142-ая школа и новые товарищи мне очень нравились, и я бы доучился в ней до Аттестата. Но вновь вмешалась судьба. Из сталинских лагерей вернулась мама моего папы, Ванда Эдуардовны Михайлова. Жить в Баку врагу народа, после освобождения из заключения, законы того времени не позволяли. А где жить, если кроме сына, других родственников у бабушки не осталось?
После демобилизации из армии, я уже писал, папа работал руководителем группы инженеров – проектировщиков в Бакинском филиале Всесоюзного Государственного проектно-изыскательского треста «Гидроэнергопроект», сокращенно – Бакгидэпе. (C1957 года – Всесоюзный проектно-изыскательский и научно-исследовательский институт «Гидропроект» имени С. Я. Жука). Он курировал строительство Мингечаурской ГЭС на реке Куре. Подолгу бывал в командировках в городе Мингечауре, рождающемся с гидростанцией. В ведомственном доме ему выдели небольшую комнатенку, куда он и поселил мать.

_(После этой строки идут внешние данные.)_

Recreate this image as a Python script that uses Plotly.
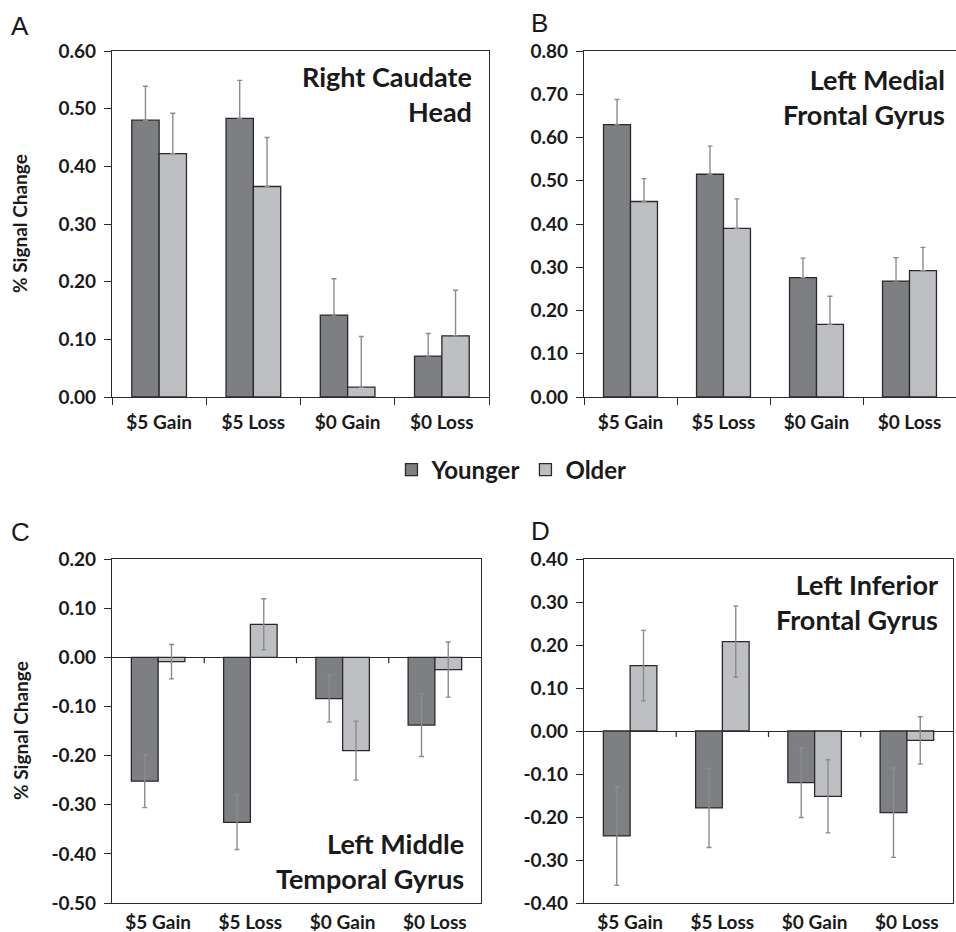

Бабушке было уже за семьдесят, жить одной, обслуживать себя, не просто. Вот и родилась идея поселить временно и меня в Мингечауре, тем более в школе у меня возник конфликт с преподавателем азербайджанского языка. Чтобы не оставил на второй год, требовалось регулярно платить ему. Как-то, вызвав в школу отца, он открытым текстом пожаловался, у него прохудились ботинки, и вторая пара не лучше. Отцу пришлось раскошелиться на 150 рублей – столько стоили очень приличные туфли. Честно говоря, азербайджанский язык, как его преподавали в школе, давался мне с трудом. По остальным предметам у меня всегда были пятерки и лишь несколько четверок, по – азербайджанскому обычно выводили спасательную тройку. Язык учили с третьего класса, но я, так и не выучил его, к своему стыду. Не с кем было общаться.

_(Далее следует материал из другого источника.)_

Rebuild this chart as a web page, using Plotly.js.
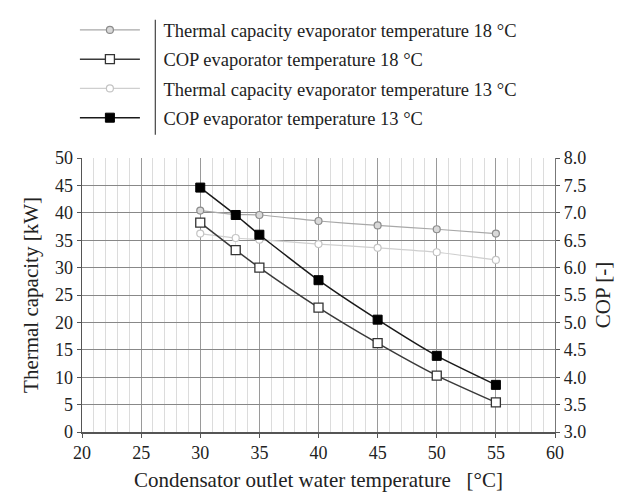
<!DOCTYPE html>
<html>
<head>
<meta charset="utf-8">
<script src="https://cdn.plot.ly/plotly-3.0.1.min.js"></script>
<style>
  html, body { margin: 0; padding: 0; background: #fff; }
  #chart { width: 623px; height: 494px; }
</style>
</head>
<body>
<div id="chart"></div>
<script>
// Condensator outlet water temperature [°C]
const condTemp = [30, 33, 35, 40, 45, 50, 55];

// Thermal capacity [kW]
const capEvap18 = [40.4, 39.7, 39.6, 38.5, 37.7, 37.0, 36.2];
const capEvap13 = [36.2, 35.4, 35.1, 34.3, 33.6, 32.8, 31.4];

// COP [-]
const copEvap18 = [6.82, 6.32, 6.00, 5.27, 4.62, 4.03, 3.54];
const copEvap13 = [7.46, 6.96, 6.60, 5.77, 5.05, 4.39, 3.86];

const seriesNames = [
  'Thermal capacity evaporator temperature 18 °C',
  'COP evaporator temperature 18 °C',
  'Thermal capacity evaporator temperature 13 °C',
  'COP evaporator temperature 13 °C'
];

const serif = "'Liberation Serif', 'DejaVu Serif', serif";
// small gap so the labels sit to the right of the separator line
const pad = '\u00a0\u00a0\u00a0\u00a0';

const traces = [
  {
    x: condTemp, y: capEvap18, name: pad + seriesNames[0], legendgroup: 'a',
    mode: 'lines+markers', line: {color: '#a8a8a8', width: 1.2, shape: 'spline', smoothing: 0.5},
    marker: {symbol: 'circle', size: 7, color: '#d9d9d9', line: {color: '#8c8c8c', width: 1.2}}
  },
  {
    x: condTemp, y: copEvap18, name: pad + seriesNames[1], legendgroup: 'b', yaxis: 'y2',
    mode: 'lines+markers', line: {color: '#3a3a3a', width: 1.5, shape: 'spline', smoothing: 0.5},
    marker: {symbol: 'square', size: 9, color: '#ffffff', line: {color: '#333333', width: 1.3}}
  },
  {
    x: condTemp, y: capEvap13, name: pad + seriesNames[2], legendgroup: 'c',
    mode: 'lines+markers', line: {color: '#cfcfcf', width: 1.2, shape: 'spline', smoothing: 0.5},
    marker: {symbol: 'circle', size: 7, color: '#ffffff', line: {color: '#c4c4c4', width: 1.2}}
  },
  {
    x: condTemp, y: copEvap13, name: pad + seriesNames[3], legendgroup: 'd', yaxis: 'y2',
    mode: 'lines+markers', line: {color: '#1a1a1a', width: 1.5, shape: 'spline', smoothing: 0.5},
    marker: {symbol: 'square', size: 9, color: '#000000', line: {color: '#000000', width: 1}}
  }
];

const layout = {
  width: 623, height: 494,
  margin: {l: 82, r: 68, t: 154, b: 62},
  paper_bgcolor: '#ffffff', plot_bgcolor: '#ffffff',
  font: {family: serif, color: '#222', size: 18},
  showlegend: true,
  legend: {
    x: -0.015, y: 1.535, xanchor: 'left', yanchor: 'top',
    xref: 'paper', yref: 'paper',
    font: {family: serif, size: 18.5, color: '#222'},
    itemwidth: 60, tracegroupgap: 2.2,
    bgcolor: 'rgba(0,0,0,0)', borderwidth: 0
  },
  xaxis: {
    range: [20, 60], dtick: 5, tick0: 20,
    showgrid: true, gridcolor: '#9a9a9a', gridwidth: 1,
    minor: {dtick: 1, showgrid: true, gridcolor: '#dcdcdc', gridwidth: 1},
    showline: true, linecolor: '#555', linewidth: 1.5,
    ticks: 'outside', ticklen: 4, tickcolor: '#555',
    tickfont: {family: serif, size: 18, color: '#222'},
    zeroline: false,
    title: {text: 'Condensator outlet water temperature\u00a0\u00a0\u00a0[°C]', font: {family: serif, size: 21, color: '#222'}, standoff: 10}
  },
  yaxis: {
    range: [0, 50], dtick: 5,
    showgrid: true, gridcolor: '#888888', gridwidth: 1,
    showline: true, linecolor: '#555', linewidth: 1.5,
    ticks: 'outside', ticklen: 4, tickcolor: '#555',
    tickfont: {family: serif, size: 18, color: '#222'},
    zeroline: false,
    title: {text: 'Thermal capacity [kW]', font: {family: serif, size: 21, color: '#222'}, standoff: 10}
  },
  yaxis2: {
    range: [3, 8], dtick: 0.5, tickformat: '.1f',
    overlaying: 'y', side: 'right',
    showgrid: false, zeroline: false,
    showline: true, linecolor: '#777', linewidth: 1.2,
    ticks: 'outside', ticklen: 4, tickcolor: '#555',
    tickfont: {family: serif, size: 18, color: '#222'},
    title: {text: 'COP [-]', font: {family: serif, size: 21, color: '#222'}, standoff: 10}
  },
  shapes: [
    // separator between legend symbols and labels
    {type: 'line', xref: 'paper', yref: 'paper', x0: 0.155, x1: 0.155, y0: 1.085, y1: 1.505,
     line: {color: '#444', width: 1.2}}
  ]
};

Plotly.newPlot('chart', traces, layout, {displayModeBar: false, staticPlot: true});
</script>
</body>
</html>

Я уже писал, в 30 – 50 – е годы вплоть до отмены крепостного права и введения всеобщей паспортизации, азербайджанцев в Баку насчитывалось менее трети, все бакинцы отлично владели русским литературным языком. Больше всего в городе жило русских, армян и евреев. Говорить на азербайджанском считалось не престижным. На нем продолжали общаться жители провинций, в районах и селах, хотя их тоже пытались переучить русскому. Таковой долгие годы оставалась сталинская политика по национальному вопросу, её беспрекословно поддерживали местные власти. Подобное положение существовало и в среднеазиатских республиках Советского Союза.
Окружение сверстников во дворе, на улице, в транспорте, общественных местах, нигде не говорили по-азербайджански, иначе я с детства знал хотя бы разговорный язык.
С началом нового учебного года, преподаватель азербайджанского предупредил, что все родители, чьи дети плохо учат язык, должны постоянно ему помогать материально. В ХХӀ веке это называется требованием взятки, коррупцией, по-азербайджански дашбаш. Взятки в Азербайджане во все времена были почти что узаконены, как много позже и в России. Никакую справку не получишь, не отблагодарив клерка деньгами, а в первое время бутылкой водки, коньяка или хотя бы коробкой конфет. В зависимости от требуемой справки и занимаемой должности чиновника, решающего вопрос. Отец понимал, педагог – вымогатель не остановится на требовании лишь ботинок. На семейном совете проблема постоянных взяток преподавателю азербайджанского, явилась последним аргументом продолжить учебу мне в Мингечауре, присматривая за бабушкой. В будущей школе, узнал папа, отличный преподавательский состав. В большинстве, как и Ванда Эдуардовна, бывшие сидельцы по 58-й статье, не имевшие права жить в столице республики. Так я оказался в Мингечауре, где и доучился до окончания школы в 1953 году. Тогда же смерть Сталина позволила бабушке вернуться в Баку.